This is me flossing... I'm not a dentist, so for legal reasons I can't show you the rest of my face |
Okay, you got me, I was joking
about the sunbathing. The sun and I are
not on good terms. That 14% is instead
dedicated to accent comedy. With myself . Everything ends up sounding Indian and I have
no idea why.
In all honesty, a stupid amount
of time is entirely dedicated to generating ideas. An even stupider amount of time is put into discovering
that an idea is crap (common indications an idea is crap: “and it was all a
dream”, “and so they all die” and “it’s a solemn ode to the desolate nature of
the desert humanity has become at this juncture in our cultural development”). Of course I’m not stumbling across the lost
city of Atlantis here, I’m just head-butting the most common foe of all
aspiring writers (the 2nd most common foe being ‘crippling self-doubt’, and the 6th most common foe
being ‘certainty of one’s own
overwhelming genius’).
None of this is of any comfort to
poor housemate Layla. As far as she’s
concerned she returns home each evening from a hard day’s work to discover me
sipping tea in leisure wear.
Leisure Wear in this case is
specially formulated to withstand sub-zero conditions in our heater-less lounge
room, commonly referred to in winter as The Fridge. Suitable Fridge Leisure Wear involves (among
other layers), double socking, ugg boots, a knitted poncho, a scarf and
fingerless gloves. All we need is a
ferris wheel and I’m a carnie.
It takes quite a bit of
explaining to get her around the idea that I too have been working. I’ve been thinking. Really
hard. To the uninitiated it might look
like I’m gazing creepily across to our neighbour’s balcony, but Yelling Mum and
Dour Dad don’t really get interesting until 6pm most nights. No, instead I’ve been trying to come up with
a story idea so stupefyingly clever it will single-handedly lower the price of
oil (how will it do this? I don’t know,
but it seems like a decent indication of success). No joy so far.

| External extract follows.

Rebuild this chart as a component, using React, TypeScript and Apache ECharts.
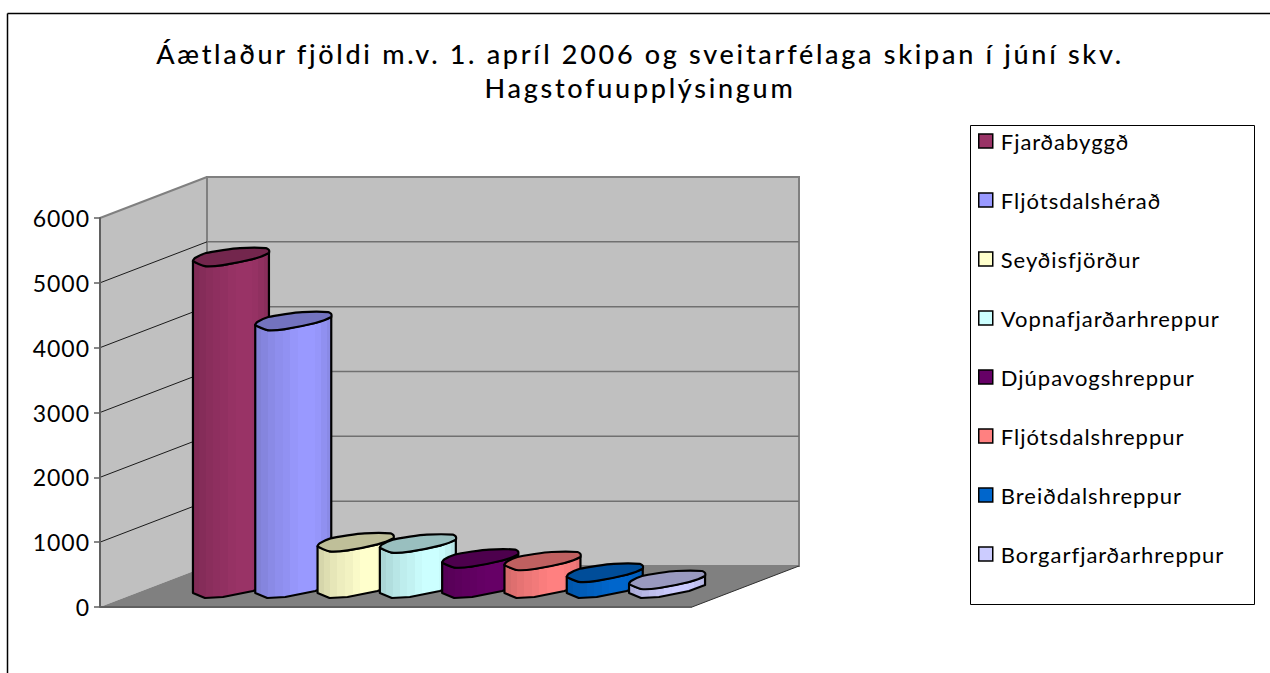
import React, { useEffect, useRef } from "react";
import * as echarts from "echarts";

const titleText = "Áætlaður fjöldi m.v. 1. apríl 2006 og sveitarfélaga skipan í júní skv.\nHagstofuupplýsingum";
const municipalities = ["Fjarðabyggð", "Fljótsdalshérað", "Seyðisfjörður", "Vopnafjarðarhreppur", "Djúpavogshreppur", "Fljótsdalshreppur", "Breiðdalshreppur", "Borgarfjarðarhreppur"];
const population = [5120, 4133, 720, 700, 470, 432, 250, 139];
const barColors = ["#993366", "#9999FF", "#FFFFCC", "#CCFFFF", "#660066", "#FF8080", "#0066CC", "#CCCCFF"];
const yTicks = [0, 1000, 2000, 3000, 4000, 5000, 6000];

const GRID = { left: 100, top: 218, width: 592, height: 389 };
const DEPTH_X = 107;
const DEPTH_Y = 41;
const SLOT = 62.3;
const FONT = "Lato";

// bar cross-section relative to its centre
const backEdge = [[-38, 5], [-36, 2], [-25, -3], [-8, -6], [9, -8], [35, -8], [38, -6]];
const frontEdge = [[38, -3], [22, 3], [-8, 9], [-26, 10], [-38, 5]];

function shade(hex: string, f: number) {
  const n = parseInt(hex.slice(1), 16);
  const c = [(n >> 16) & 255, (n >> 8) & 255, n & 255].map((v) => Math.round(v * f));
  return `rgb(${c[0]},${c[1]},${c[2]})`;
}

function bandedFill(hex: string) {
  const bands = [0.84, 0.87, 0.9, 0.93, 0.95, 0.98, 1, 1, 0.98, 0.94, 0.9];
  const widths = [0.08, 0.09, 0.09, 0.1, 0.1, 0.1, 0.12, 0.1, 0.08, 0.08, 0.06];
  const stops: any[] = [];
  let at = 0;
  bands.forEach((f, i) => {
    const end = Math.min(1, at + widths[i]);
    stops.push({ offset: at, color: shade(hex, f) });
    stops.push({ offset: end, color: shade(hex, f) });
    at = end;
  });
  return new echarts.graphic.LinearGradient(0, 0, 1, 0, stops);
}

const wallSeries = {
  type: "custom",
  silent: true,
  z: 1,
  data: [[0, 0]],
  renderItem: (_: any, api: any) => {
    const [cx, y0] = api.coord([0, 0]);
    const [, yMax] = api.coord([0, 6000]);
    const band = api.size([1, 0])[0];
    const x0 = cx - band / 2;
    const x1 = cx + band / 2;
    const bx0 = x0 + DEPTH_X;
    const bx1 = x1 + DEPTH_X;
    const children: any[] = [
      { type: "polygon", shape: { points: [[x0, y0], [x0, yMax], [bx0, yMax - DEPTH_Y], [bx0, y0 - DEPTH_Y]] }, style: { fill: "#C0C0C0" } },
      { type: "polygon", shape: { points: [[bx0, y0 - DEPTH_Y], [bx0, yMax - DEPTH_Y], [bx1, yMax - DEPTH_Y], [bx1, y0 - DEPTH_Y]] }, style: { fill: "#C0C0C0", stroke: "#808080", lineWidth: 2 } },
      { type: "polygon", shape: { points: [[x0, y0], [bx0, y0 - DEPTH_Y], [bx1, y0 - DEPTH_Y], [x1, y0]] }, style: { fill: "#808080" } },
      { type: "line", shape: { x1: x0, y1: yMax, x2: bx0, y2: yMax - DEPTH_Y }, style: { stroke: "#808080", lineWidth: 2 } },
      { type: "line", shape: { x1: x1, y1: y0, x2: bx1, y2: y0 - DEPTH_Y }, style: { stroke: "#303030", lineWidth: 1 } },
      { type: "line", shape: { x1: x0, y1: y0, x2: x1, y2: y0 }, style: { stroke: "#606060", lineWidth: 2 } },
    ];
    yTicks.slice(1, -1).forEach((t) => {
      const [, y] = api.coord([0, t]);
      children.push({ type: "line", shape: { x1: x0, y1: y, x2: bx0, y2: y - DEPTH_Y }, style: { stroke: "#1a1a1a", lineWidth: 1 } });
      children.push({ type: "line", shape: { x1: bx0, y1: y - DEPTH_Y, x2: bx1, y2: y - DEPTH_Y }, style: { stroke: "#707070", lineWidth: 1.5 } });
    });
    return { type: "group", children };
  },
};

const barSeries = municipalities.map((name, idx) => ({
  type: "custom",
  name,
  silent: true,
  z: 2 + idx,
  clip: false,
  itemStyle: { color: barColors[idx], borderColor: "#000", borderWidth: 1.5 },
  data: [[0, population[idx]]],
  renderItem: (_: any, api: any) => {
    const [cx, yTop] = api.coord([0, api.value(1)]);
    const [, yBase] = api.coord([0, 0]);
    const xc = cx + DEPTH_X / 2 - 0.5 + (idx - 3.5) * SLOT;
    const top = yTop - 19;
    const base = yBase - 19;
    const at = (p: number[], y: number) => [xc + p[0], y + p[1]];
    const side = [...frontEdge.map((p) => at(p, top)), ...[...frontEdge].reverse().map((p) => at(p, base))];
    const face = [...backEdge.map((p) => at(p, top)), ...frontEdge.slice(0, -1).map((p) => at(p, top))];
    const stroke = { stroke: "#000", lineWidth: 2.2, lineJoin: "round" };
    return {
      type: "group",
      children: [
        { type: "polygon", shape: { points: side }, style: { fill: bandedFill(barColors[idx]), ...stroke } },
        { type: "polygon", shape: { points: face, smooth: 0.2 }, style: { fill: shade(barColors[idx], 0.75), ...stroke } },
      ],
    };
  },
}));

export default function App() {
  const ref = useRef<HTMLDivElement>(null);
  useEffect(() => {
    const chart = echarts.init(ref.current!, undefined, { renderer: "svg" });
    chart.setOption({
      animation: false,
      backgroundColor: "#fff",
      title: {
        text: titleText,
        left: 635,
        top: 31,
        textAlign: "center",
        textStyle: { fontFamily: FONT, fontSize: 27, fontWeight: 500, color: "#000", lineHeight: 34 },
      },
      grid: GRID,
      xAxis: { type: "category", data: [""], show: false },
      yAxis: {
        type: "value",
        min: 0,
        max: 6000,
        interval: 1000,
        splitLine: { show: false },
        axisLine: { show: true, lineStyle: { color: "#606060", width: 2 } },
        axisTick: { show: true, length: 6, lineStyle: { color: "#606060", width: 1.5 } },
        axisLabel: { color: "#000", fontFamily: FONT, fontSize: 23, margin: 10, formatter: (v: number) => String(v) },
        z: 1,
      },
      legend: {
        orient: "vertical",
        left: 978,
        top: 127,
        padding: 0,
        itemWidth: 14,
        itemHeight: 14,
        itemGap: 31,
        selectedMode: false,
        icon: "rect",
        data: municipalities,
        textStyle: { fontFamily: FONT, fontSize: 22, color: "#000", lineHeight: 24, padding: [0, 0, 4, 3] },
        itemStyle: { borderColor: "#000", borderWidth: 1.5 },
      },
      graphic: [
        { type: "line", shape: { x1: 7.5, y1: 673, x2: 7.5, y2: 13.5 }, style: { stroke: "#000", lineWidth: 1.5 }, z: 0 },
        { type: "line", shape: { x1: 7.5, y1: 13.5, x2: 1270, y2: 13.5 }, style: { stroke: "#000", lineWidth: 1.5 }, z: 0 },
        { type: "rect", shape: { x: 970.5, y: 125.5, width: 284, height: 479 }, style: { fill: "#fff", stroke: "#000", lineWidth: 1 }, z: 0 },
      ],
      series: [wallSeries, ...barSeries],
    });
    // the reference's texts are spaced wider than any installed font's defaults
    ref.current!.querySelectorAll("text").forEach((t) => {
      const s = (t.getAttribute("style") || "") + (t.getAttribute("font-size") || "");
      const spacing = /\b27px/.test(s) ? "2.7px" : "1px";
      (t as SVGTextElement).style.letterSpacing = spacing;
    });
    return () => chart.dispose();
  }, []);
  return <div ref={ref} style={{ position: "absolute", left: 0, top: 0, width: 1270, height: 673 }} />;
}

So what’s a girl to do when an
epiphany doesn’t simply arrive on demand?
I’ve tried everything – magazines, red wine, Shakespeare plagiarism, and
even briefly considered watching The Shire – all in the name of
inspiration. But Inspiration can be a fickle douche – rarely shows up on
time, and always double-booked (poor Deep Impact, you never saw Armageddon coming). I mean if Speed 2: Cruise Control has already
been made, what stories are really left to tell?
I guess I could always write a story
about a struggling writer desperately trying to find his/her voice in a world
of blah blah blah. Because nothing
screams thrilling quite like watching a struggling artist brood, does it? It’s like status updates about exercise – I
think everyone would be better off if you just stunned us with the final
product.
Hello Square One. I’ve missed you old friend, it’s been five
whole minutes.
Painefull Out
hello painefull
ReplyDeletei came across to your blog one day from reading WW - i was a 'stay at home mum' at the time, but now i'm a fulltime student too - trying to write a godamn psychology thesis. you think you've got it tough! Anyhoo, i just wanted to say that i think you have a lot of talent in the witty sharp writing and story-telling department. I've enjoyed all of your blog posts; they have made me laugh a lot which is not something that is easy to do when your thesis is about attitudes towards schizophrenic murderers.
so hang in there, i feel that your brilliant moment is hanging around just waiting for you to breathe a little deeper, then it will start flowing.